* [TASK TO COMPLETE]: Pick out the lines below that include the string "this".

═════ DATA FOR PROCESSING ═════

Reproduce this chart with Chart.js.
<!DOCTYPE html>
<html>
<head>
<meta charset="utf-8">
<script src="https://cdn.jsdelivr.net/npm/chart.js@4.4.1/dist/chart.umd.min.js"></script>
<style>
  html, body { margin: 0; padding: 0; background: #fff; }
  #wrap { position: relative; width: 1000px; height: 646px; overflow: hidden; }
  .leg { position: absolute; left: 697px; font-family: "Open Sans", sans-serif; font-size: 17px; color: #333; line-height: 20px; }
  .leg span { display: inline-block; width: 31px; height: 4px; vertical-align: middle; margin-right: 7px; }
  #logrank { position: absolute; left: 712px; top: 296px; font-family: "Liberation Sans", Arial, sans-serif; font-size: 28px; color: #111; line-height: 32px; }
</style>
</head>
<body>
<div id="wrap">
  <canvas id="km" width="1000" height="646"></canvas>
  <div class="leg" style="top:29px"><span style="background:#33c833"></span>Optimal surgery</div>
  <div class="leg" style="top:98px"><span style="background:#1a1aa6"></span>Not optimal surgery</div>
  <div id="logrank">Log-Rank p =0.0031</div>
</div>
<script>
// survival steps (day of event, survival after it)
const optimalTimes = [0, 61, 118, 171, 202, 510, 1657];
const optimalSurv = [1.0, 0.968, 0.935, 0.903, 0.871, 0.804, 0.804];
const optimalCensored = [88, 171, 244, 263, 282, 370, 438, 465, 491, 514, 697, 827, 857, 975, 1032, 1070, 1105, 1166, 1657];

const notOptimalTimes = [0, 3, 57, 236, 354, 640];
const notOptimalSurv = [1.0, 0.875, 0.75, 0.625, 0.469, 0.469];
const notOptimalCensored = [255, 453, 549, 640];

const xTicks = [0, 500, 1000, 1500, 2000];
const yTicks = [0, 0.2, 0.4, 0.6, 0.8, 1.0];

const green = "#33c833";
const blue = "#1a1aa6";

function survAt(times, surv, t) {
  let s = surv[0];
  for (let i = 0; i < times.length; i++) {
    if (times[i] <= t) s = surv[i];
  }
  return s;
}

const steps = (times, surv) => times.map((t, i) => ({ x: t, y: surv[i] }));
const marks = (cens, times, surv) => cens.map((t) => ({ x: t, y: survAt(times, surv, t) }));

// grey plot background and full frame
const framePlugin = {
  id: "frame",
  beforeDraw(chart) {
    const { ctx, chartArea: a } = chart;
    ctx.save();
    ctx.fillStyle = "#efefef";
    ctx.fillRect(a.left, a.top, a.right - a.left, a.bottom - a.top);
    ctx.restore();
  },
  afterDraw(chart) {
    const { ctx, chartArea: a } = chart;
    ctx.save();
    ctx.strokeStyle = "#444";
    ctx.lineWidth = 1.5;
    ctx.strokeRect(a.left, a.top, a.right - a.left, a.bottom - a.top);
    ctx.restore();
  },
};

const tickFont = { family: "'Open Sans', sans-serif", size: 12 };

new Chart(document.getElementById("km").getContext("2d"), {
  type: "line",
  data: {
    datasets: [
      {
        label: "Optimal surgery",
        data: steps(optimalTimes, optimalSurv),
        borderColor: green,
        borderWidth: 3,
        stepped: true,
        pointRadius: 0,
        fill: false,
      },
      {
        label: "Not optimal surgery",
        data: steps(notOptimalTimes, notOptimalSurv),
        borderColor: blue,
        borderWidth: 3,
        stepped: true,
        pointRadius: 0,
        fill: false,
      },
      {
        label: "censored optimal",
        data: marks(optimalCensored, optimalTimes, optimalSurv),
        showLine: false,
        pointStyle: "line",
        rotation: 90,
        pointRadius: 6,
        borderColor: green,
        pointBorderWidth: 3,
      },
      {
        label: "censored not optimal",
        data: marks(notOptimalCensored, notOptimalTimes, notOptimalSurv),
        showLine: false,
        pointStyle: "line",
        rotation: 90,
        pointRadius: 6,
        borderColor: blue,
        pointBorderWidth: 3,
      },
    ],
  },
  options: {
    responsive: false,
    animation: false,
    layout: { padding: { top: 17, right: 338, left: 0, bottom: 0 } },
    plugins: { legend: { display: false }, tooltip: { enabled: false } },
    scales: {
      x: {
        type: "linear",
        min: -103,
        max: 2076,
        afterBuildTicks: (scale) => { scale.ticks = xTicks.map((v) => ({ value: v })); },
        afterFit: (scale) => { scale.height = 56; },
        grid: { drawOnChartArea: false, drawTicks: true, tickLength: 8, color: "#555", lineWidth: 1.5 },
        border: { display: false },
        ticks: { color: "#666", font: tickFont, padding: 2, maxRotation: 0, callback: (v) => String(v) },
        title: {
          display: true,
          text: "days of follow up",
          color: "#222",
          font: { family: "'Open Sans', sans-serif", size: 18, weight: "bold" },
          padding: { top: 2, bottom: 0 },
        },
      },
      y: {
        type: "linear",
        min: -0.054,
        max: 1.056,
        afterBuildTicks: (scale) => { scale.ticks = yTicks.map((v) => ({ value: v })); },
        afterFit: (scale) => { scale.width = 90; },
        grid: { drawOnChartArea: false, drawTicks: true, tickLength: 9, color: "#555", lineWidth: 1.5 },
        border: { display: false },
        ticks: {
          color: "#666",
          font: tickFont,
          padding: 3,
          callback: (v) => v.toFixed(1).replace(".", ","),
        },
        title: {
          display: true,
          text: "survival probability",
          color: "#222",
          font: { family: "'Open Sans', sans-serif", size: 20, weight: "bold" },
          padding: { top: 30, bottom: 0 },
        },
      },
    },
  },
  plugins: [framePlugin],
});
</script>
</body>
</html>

═════
═════ DATA FOR PROCESSING ═════

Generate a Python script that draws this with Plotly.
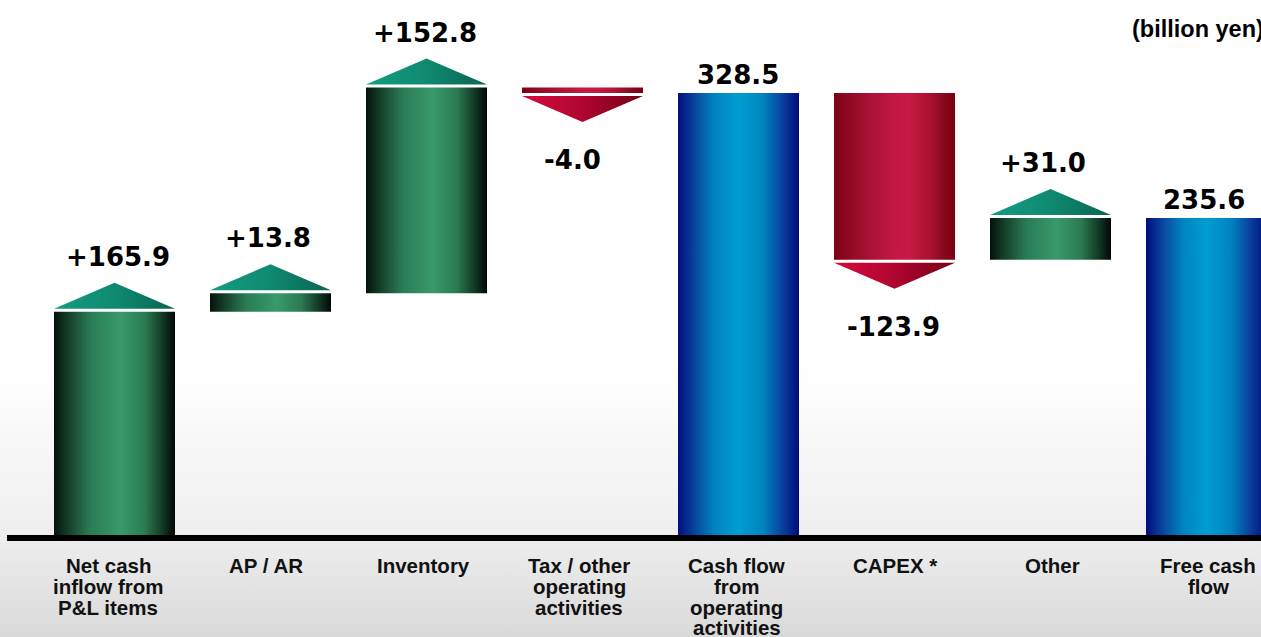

═════
═════ DATA FOR PROCESSING ═════

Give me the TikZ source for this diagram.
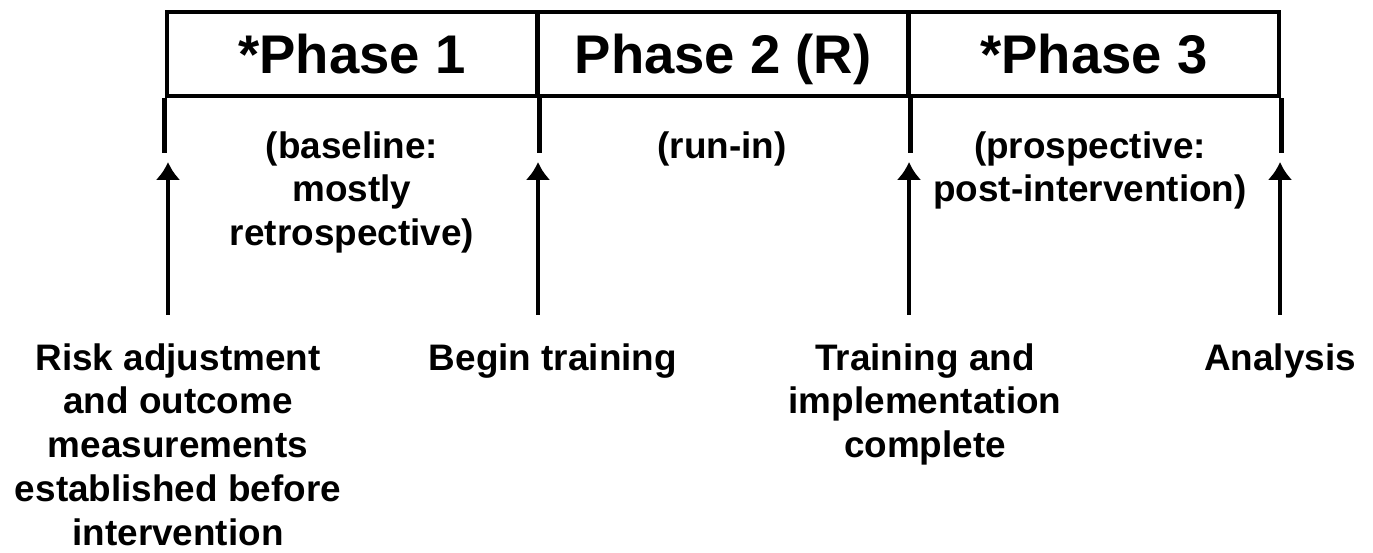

═════

* [SOLVED EXERCISE]:
Reproduce this chart with Chart.js.
Generate a Python script that draws this with Plotly.
Give me the TikZ source for this diagram.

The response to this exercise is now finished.